Life Insurance vs. Your Will

It’s in your best interests to make sure that you reconfigure your will every time you adjust your life insurance policy, and vice versa. By ensuring that these two documents do not conflict in any way, you can save your loved ones a lot of trouble in arranging your affairs and dividing your finances in the future.

When you get a policy through Luebbering Insurance Agency, LLC or anyone else in Columbia or Jefferson City, MO for that matter, the hierarchy of will vs. insurance policy will vary from one scenario to the next.

When it comes to the actual payout from the life insurance policy, the policy itself will determine who gets the money. Whatever it says in the will may not be followed if the life policy says that your ex-spouse takes the bulk of the payout, even if the will suggests otherwise.

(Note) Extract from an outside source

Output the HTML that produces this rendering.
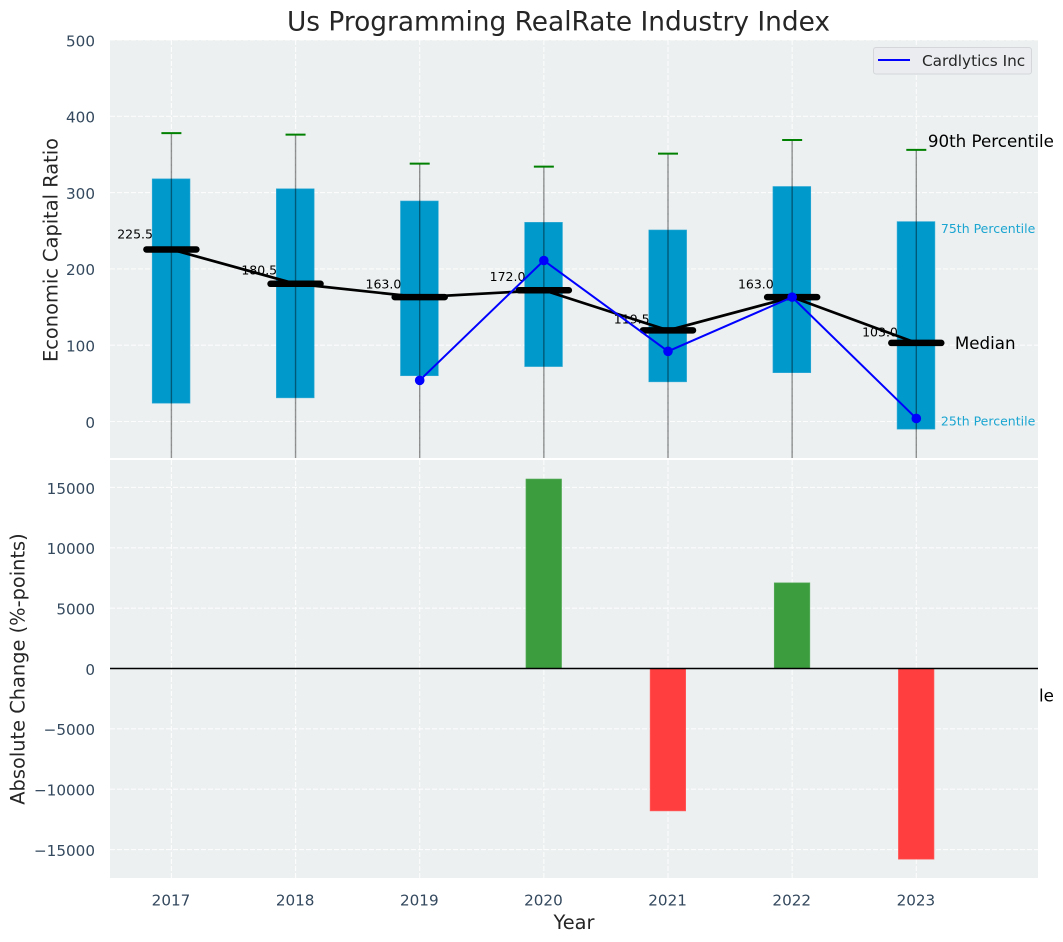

Note that the insurance policy is straightforward in its language. If it names John Doe Jr. as the beneficiary, John Doe Jr. collects the money. A will can be a little more ambiguous. If it says "To my brother," how many brothers do you have? Did your father have any illegitimate children? A will should be written as clearly as possible, and even then, the will is not as legally binding or as precise as an insurance policy, it is only a list of goals. Once an executor, a family attorney, and the IRS have taken their cut of the inheritance, John Doe Jr. might collect nothing but a bill for the lawyer’s time.

Generally speaking, if you want to make sure that your family gets what they have coming to them, you should put that in writing in the policy when talking to Luebbering Insurance Agency, LLC located in Jefferson City, MO. The will can be contested, it can be misinterpreted, but the insurance policy will always send the money, possibly tax-free, to whoever is named in the document.